Taken together, these treaties -- along with others entered into with France and Spain and Russia -- document the fitful, piecemeal expansion of the United States, which has since come to seem so inevitable. They also paint a picture of war as a kind of gentleman's game, after which the opposing parties meet at halfcourt to shake hands. Which makes it all the more incredible to find, in the middle of this volume, Frank Aretas Haskell's Account of the Battle of Gettysburg.

Haskell served at Gettysburg as the aide-de-camp to General John Gibbon. He died in battle about a year later. In between, he wrote this letter to his brother, more than a hundred pages long, describing the battle. In this letter, there is not mistaking that war, even a just one, is more than a game:

All senses for the time are dead but the one of sight. The roar of the discharges and the yells of the enemy all pass unheeded; but the impassioned soul is all eyes, and sees all things, that the smoke does not hide. How madly the battery men are driving home the double charges of canister in those broad-mouthed Napoleons, whose fire seems almost to reach the enemy. How rapidly these long, blue-coated lines of infantry deliver their file fire down the slope.

But there is no faltering--the men stand nobly to their work. Men are dropping dead or wounded on all sides, by scores and by hundreds, and the poor mutilated creatures, some with an arm dangling, some with a leg broken by a bullet, are limping and crawling towards the rear. They make no sound of complaint or pain, but are as silent as if dumb and mute. A sublime heroism seems to pervade all, and the intuition that to lose that crest, all is lost. How our officers, in the work of cheering on and directing the men, are falling.
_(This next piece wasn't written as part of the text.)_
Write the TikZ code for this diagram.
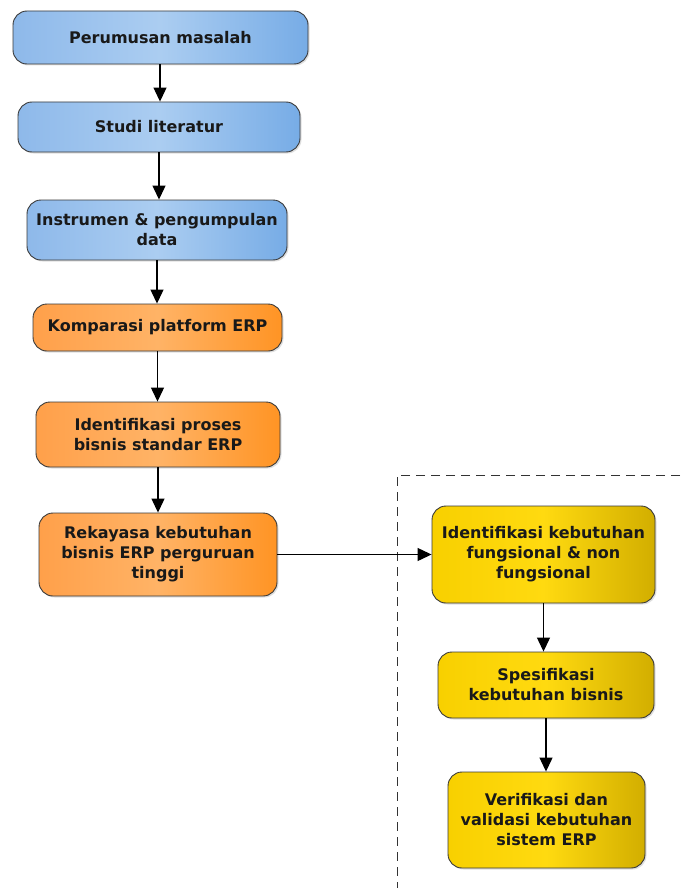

As this passage may suggest, the most remarkable of the many remarkable things about this letter, is the rhetorical heights to which it sometimes climbs:

Already, as I rode down from the heights, nature's mysterious loom was at work, joining and weaving on her ceaseless web the shells had broken there. Another spring shall green these trampled slopes, and flowers, planted by unseen hands, shall bloom upon these graves; another autumn and the yellow harvest shall ripen there--all not in less, but in higher perfection for this poured out blood. In another decade of years, in another century, or age, we hope that the Union, by the same means, may repose in a securer peace and bloom in a higher civilization. Then what matters it if lame Tradition glean on this field and hand down her garbled sheaf--if deft story with furtive fingers plait her ballad wreaths, deeds of her heroes here? or if stately history fill as she list her arbitrary tablet, the sounding record of this fight? Tradition, story, history--all will not efface the true, grand epic of Gettysburg.

Surrounded as it is by Lincoln's Inaugural Address on one side and his Gettysburg Address on the other, this letter suggests a great historical moment inspiring men to unusual levels of eloquence. Even more, it suggests a kind of pre-lapsarian time when the English language, even for politicians, had not yet been debased, when it could still be used not just to sell and to spin but to stir.